# START OF Provided material

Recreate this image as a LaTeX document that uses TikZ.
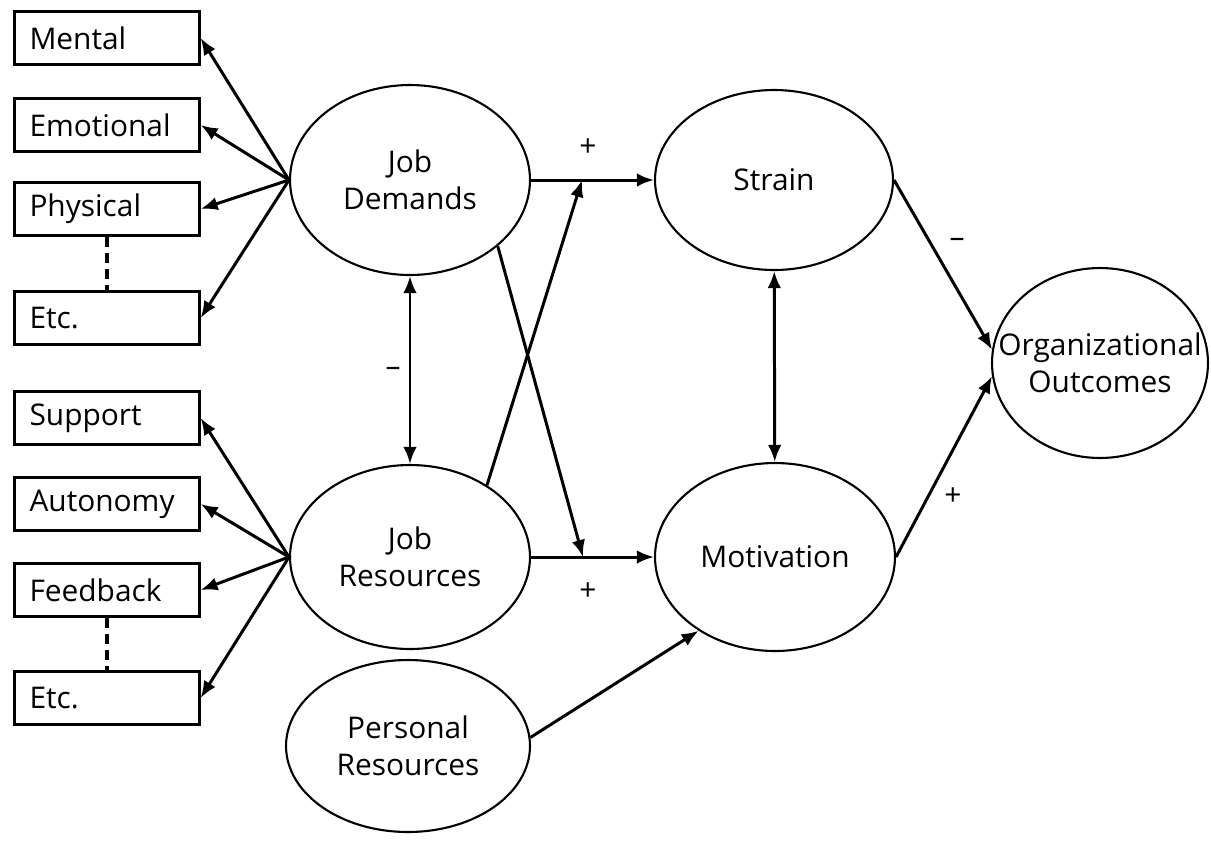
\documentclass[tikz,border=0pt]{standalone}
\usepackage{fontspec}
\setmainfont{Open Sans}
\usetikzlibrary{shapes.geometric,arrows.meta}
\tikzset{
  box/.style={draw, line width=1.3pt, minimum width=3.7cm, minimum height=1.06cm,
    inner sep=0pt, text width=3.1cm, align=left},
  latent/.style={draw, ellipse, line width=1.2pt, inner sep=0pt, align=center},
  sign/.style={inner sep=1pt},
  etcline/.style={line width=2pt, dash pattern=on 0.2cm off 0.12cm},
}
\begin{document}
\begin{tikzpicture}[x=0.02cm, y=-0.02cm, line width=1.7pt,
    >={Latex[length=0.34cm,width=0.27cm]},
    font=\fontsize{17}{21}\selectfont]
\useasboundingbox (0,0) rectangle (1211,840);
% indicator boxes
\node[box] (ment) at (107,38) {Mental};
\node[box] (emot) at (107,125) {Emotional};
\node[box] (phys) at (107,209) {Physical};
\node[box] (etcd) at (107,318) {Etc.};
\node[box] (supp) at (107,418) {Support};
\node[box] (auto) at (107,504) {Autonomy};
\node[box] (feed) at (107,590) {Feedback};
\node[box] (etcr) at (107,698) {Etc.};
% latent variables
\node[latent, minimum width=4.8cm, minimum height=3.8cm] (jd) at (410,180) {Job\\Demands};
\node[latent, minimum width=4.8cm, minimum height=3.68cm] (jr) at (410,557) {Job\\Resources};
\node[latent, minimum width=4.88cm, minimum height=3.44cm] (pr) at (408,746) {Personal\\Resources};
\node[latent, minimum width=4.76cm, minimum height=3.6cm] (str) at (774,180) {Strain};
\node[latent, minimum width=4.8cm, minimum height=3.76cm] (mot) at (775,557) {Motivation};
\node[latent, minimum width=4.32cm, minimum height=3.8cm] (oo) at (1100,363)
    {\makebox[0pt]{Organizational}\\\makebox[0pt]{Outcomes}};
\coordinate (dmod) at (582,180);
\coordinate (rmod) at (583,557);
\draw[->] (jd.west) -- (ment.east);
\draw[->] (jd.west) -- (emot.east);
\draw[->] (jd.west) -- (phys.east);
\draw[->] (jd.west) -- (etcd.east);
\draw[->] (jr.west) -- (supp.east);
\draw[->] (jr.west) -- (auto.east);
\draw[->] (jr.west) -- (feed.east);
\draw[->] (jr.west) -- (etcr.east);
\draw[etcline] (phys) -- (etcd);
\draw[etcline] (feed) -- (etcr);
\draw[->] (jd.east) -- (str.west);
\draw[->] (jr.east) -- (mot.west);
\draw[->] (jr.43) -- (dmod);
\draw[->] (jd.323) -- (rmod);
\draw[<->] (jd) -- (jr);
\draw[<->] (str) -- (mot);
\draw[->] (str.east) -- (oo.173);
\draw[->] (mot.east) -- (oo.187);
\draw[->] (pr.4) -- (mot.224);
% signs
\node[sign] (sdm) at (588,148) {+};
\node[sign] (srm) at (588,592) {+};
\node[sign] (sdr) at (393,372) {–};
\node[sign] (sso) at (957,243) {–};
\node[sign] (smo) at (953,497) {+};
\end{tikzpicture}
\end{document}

# END OF Provided material

What you are asked to do:
Copy the listing word for word, excluding its pictures.

Answer to this task:
Recreate this image as a LaTeX document that uses TikZ.
\documentclass[tikz,border=0pt]{standalone}
\usepackage{fontspec}
\setmainfont{Open Sans}
\usetikzlibrary{shapes.geometric,arrows.meta}
\tikzset{
  box/.style={draw, line width=1.3pt, minimum width=3.7cm, minimum height=1.06cm,
    inner sep=0pt, text width=3.1cm, align=left},
  latent/.style={draw, ellipse, line width=1.2pt, inner sep=0pt, align=center},
  sign/.style={inner sep=1pt},
  etcline/.style={line width=2pt, dash pattern=on 0.2cm off 0.12cm},
}
\begin{document}
\begin{tikzpicture}[x=0.02cm, y=-0.02cm, line width=1.7pt,
    >={Latex[length=0.34cm,width=0.27cm]},
    font=\fontsize{17}{21}\selectfont]
\useasboundingbox (0,0) rectangle (1211,840);
% indicator boxes
\node[box] (ment) at (107,38) {Mental};
\node[box] (emot) at (107,125) {Emotional};
\node[box] (phys) at (107,209) {Physical};
\node[box] (etcd) at (107,318) {Etc.};
\node[box] (supp) at (107,418) {Support};
\node[box] (auto) at (107,504) {Autonomy};
\node[box] (feed) at (107,590) {Feedback};
\node[box] (etcr) at (107,698) {Etc.};
% latent variables
\node[latent, minimum width=4.8cm, minimum height=3.8cm] (jd) at (410,180) {Job\\Demands};
\node[latent, minimum width=4.8cm, minimum height=3.68cm] (jr) at (410,557) {Job\\Resources};
\node[latent, minimum width=4.88cm, minimum height=3.44cm] (pr) at (408,746) {Personal\\Resources};
\node[latent, minimum width=4.76cm, minimum height=3.6cm] (str) at (774,180) {Strain};
\node[latent, minimum width=4.8cm, minimum height=3.76cm] (mot) at (775,557) {Motivation};
\node[latent, minimum width=4.32cm, minimum height=3.8cm] (oo) at (1100,363)
    {\makebox[0pt]{Organizational}\\\makebox[0pt]{Outcomes}};
\coordinate (dmod) at (582,180);
\coordinate (rmod) at (583,557);
\draw[->] (jd.west) -- (ment.east);
\draw[->] (jd.west) -- (emot.east);
\draw[->] (jd.west) -- (phys.east);
\draw[->] (jd.west) -- (etcd.east);
\draw[->] (jr.west) -- (supp.east);
\draw[->] (jr.west) -- (auto.east);
\draw[->] (jr.west) -- (feed.east);
\draw[->] (jr.west) -- (etcr.east);
\draw[etcline] (phys) -- (etcd);
\draw[etcline] (feed) -- (etcr);
\draw[->] (jd.east) -- (str.west);
\draw[->] (jr.east) -- (mot.west);
\draw[->] (jr.43) -- (dmod);
\draw[->] (jd.323) -- (rmod);
\draw[<->] (jd) -- (jr);
\draw[<->] (str) -- (mot);
\draw[->] (str.east) -- (oo.173);
\draw[->] (mot.east) -- (oo.187);
\draw[->] (pr.4) -- (mot.224);
% signs
\node[sign] (sdm) at (588,148) {+};
\node[sign] (srm) at (588,592) {+};
\node[sign] (sdr) at (393,372) {–};
\node[sign] (sso) at (957,243) {–};
\node[sign] (smo) at (953,497) {+};
\end{tikzpicture}
\end{document}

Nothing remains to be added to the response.